## Challenge
State how many lines of the records contain the string "with". Give the number alone.

## Records for the task
** Start **
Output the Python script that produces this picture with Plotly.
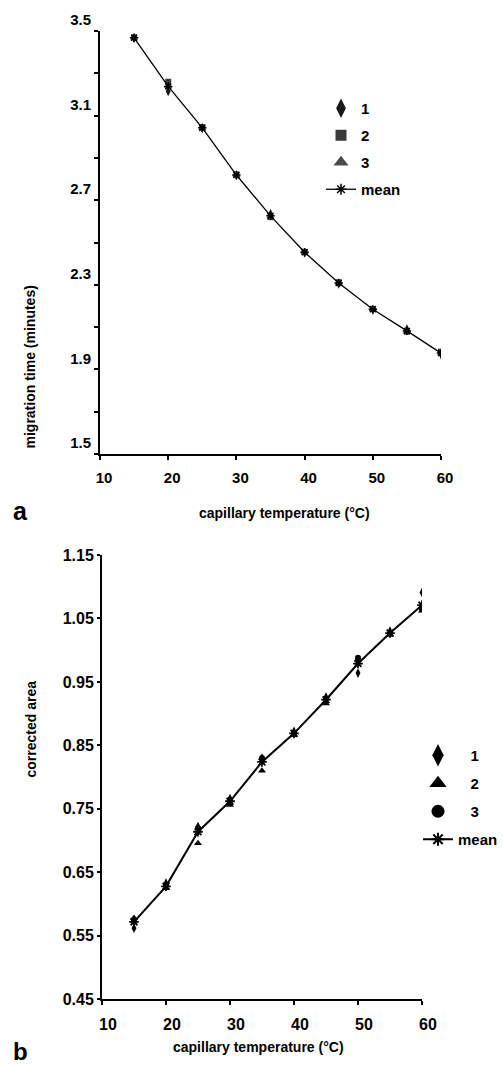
** End **
** Start **
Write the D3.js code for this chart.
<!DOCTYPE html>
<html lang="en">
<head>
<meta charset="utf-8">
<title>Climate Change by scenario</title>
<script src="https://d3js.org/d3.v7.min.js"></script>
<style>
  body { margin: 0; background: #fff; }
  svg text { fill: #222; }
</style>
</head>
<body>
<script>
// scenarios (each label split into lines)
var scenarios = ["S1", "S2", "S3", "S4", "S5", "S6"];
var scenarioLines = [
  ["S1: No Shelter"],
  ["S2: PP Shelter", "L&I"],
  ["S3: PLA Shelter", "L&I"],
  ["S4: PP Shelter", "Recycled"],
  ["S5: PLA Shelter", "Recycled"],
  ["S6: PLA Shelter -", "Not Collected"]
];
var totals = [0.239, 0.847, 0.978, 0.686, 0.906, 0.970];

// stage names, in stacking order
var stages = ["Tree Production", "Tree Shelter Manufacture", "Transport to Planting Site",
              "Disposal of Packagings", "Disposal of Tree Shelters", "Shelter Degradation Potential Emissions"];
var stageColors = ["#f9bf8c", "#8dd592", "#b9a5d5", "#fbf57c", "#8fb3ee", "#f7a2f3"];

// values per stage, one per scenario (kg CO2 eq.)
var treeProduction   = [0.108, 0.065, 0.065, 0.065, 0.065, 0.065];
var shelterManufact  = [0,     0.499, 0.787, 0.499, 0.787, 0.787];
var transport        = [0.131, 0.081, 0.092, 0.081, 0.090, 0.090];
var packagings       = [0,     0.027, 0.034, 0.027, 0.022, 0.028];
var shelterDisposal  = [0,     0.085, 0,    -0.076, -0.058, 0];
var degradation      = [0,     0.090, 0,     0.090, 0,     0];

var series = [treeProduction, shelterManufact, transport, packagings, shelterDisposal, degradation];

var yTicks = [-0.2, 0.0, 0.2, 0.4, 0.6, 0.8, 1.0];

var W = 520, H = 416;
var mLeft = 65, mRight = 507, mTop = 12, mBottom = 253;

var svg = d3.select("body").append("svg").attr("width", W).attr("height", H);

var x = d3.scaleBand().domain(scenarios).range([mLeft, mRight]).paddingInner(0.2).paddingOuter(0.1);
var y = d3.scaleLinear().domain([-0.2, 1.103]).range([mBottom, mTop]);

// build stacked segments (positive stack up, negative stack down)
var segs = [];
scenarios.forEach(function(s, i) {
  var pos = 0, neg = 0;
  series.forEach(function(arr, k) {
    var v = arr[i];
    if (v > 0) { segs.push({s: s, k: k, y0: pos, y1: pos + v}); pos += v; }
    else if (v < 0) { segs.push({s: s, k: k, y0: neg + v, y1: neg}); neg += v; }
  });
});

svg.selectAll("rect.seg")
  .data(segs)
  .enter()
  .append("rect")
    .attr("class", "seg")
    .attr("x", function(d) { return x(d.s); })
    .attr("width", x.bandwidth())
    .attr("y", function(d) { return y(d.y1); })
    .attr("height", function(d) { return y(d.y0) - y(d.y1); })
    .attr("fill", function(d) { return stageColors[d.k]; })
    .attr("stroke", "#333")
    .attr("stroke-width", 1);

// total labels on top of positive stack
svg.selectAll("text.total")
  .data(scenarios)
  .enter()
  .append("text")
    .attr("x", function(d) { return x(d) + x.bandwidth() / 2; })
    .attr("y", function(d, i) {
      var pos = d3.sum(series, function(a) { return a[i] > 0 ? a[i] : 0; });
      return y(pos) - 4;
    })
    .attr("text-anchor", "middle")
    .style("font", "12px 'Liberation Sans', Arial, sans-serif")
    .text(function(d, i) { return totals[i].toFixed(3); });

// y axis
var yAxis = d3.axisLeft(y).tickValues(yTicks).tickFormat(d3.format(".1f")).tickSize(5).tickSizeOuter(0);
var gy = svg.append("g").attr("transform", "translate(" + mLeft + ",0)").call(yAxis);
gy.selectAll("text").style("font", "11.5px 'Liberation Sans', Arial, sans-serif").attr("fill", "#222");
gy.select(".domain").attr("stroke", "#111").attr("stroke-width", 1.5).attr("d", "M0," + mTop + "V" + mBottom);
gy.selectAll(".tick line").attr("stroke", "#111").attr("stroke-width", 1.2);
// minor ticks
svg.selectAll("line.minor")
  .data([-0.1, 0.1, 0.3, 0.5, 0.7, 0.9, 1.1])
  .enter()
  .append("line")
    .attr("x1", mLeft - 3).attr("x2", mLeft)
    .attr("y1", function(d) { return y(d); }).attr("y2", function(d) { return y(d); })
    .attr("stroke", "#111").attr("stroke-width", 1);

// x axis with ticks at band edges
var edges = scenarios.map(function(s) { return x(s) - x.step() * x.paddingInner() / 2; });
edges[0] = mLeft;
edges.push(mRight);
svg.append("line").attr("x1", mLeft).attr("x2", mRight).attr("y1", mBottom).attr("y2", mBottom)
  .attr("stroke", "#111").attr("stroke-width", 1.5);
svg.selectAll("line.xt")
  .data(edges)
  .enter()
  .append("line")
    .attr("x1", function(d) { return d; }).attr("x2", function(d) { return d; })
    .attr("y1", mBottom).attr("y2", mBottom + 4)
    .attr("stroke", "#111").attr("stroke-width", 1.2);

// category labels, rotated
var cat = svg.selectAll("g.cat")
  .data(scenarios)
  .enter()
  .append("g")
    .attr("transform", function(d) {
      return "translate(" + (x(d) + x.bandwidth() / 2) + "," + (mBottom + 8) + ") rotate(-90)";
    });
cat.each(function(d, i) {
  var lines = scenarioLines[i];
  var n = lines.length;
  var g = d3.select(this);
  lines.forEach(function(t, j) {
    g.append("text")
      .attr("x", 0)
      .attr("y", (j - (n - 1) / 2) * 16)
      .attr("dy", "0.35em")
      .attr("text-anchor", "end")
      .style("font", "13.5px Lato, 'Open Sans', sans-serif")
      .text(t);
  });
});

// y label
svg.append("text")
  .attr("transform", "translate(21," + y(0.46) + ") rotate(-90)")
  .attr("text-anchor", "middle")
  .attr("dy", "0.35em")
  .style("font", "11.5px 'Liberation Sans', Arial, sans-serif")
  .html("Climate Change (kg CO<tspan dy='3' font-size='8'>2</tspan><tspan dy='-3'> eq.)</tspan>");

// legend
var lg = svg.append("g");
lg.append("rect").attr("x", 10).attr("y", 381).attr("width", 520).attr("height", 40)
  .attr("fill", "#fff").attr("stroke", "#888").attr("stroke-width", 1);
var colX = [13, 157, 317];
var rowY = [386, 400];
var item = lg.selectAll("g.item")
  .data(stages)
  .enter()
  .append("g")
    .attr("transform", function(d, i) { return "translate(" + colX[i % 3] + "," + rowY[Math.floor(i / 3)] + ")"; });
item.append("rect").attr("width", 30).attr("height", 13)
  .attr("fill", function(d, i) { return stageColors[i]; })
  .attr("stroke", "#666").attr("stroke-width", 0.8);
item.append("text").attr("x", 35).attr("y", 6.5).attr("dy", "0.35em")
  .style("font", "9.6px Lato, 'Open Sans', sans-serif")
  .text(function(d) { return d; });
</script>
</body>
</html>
** End **
## Solution
2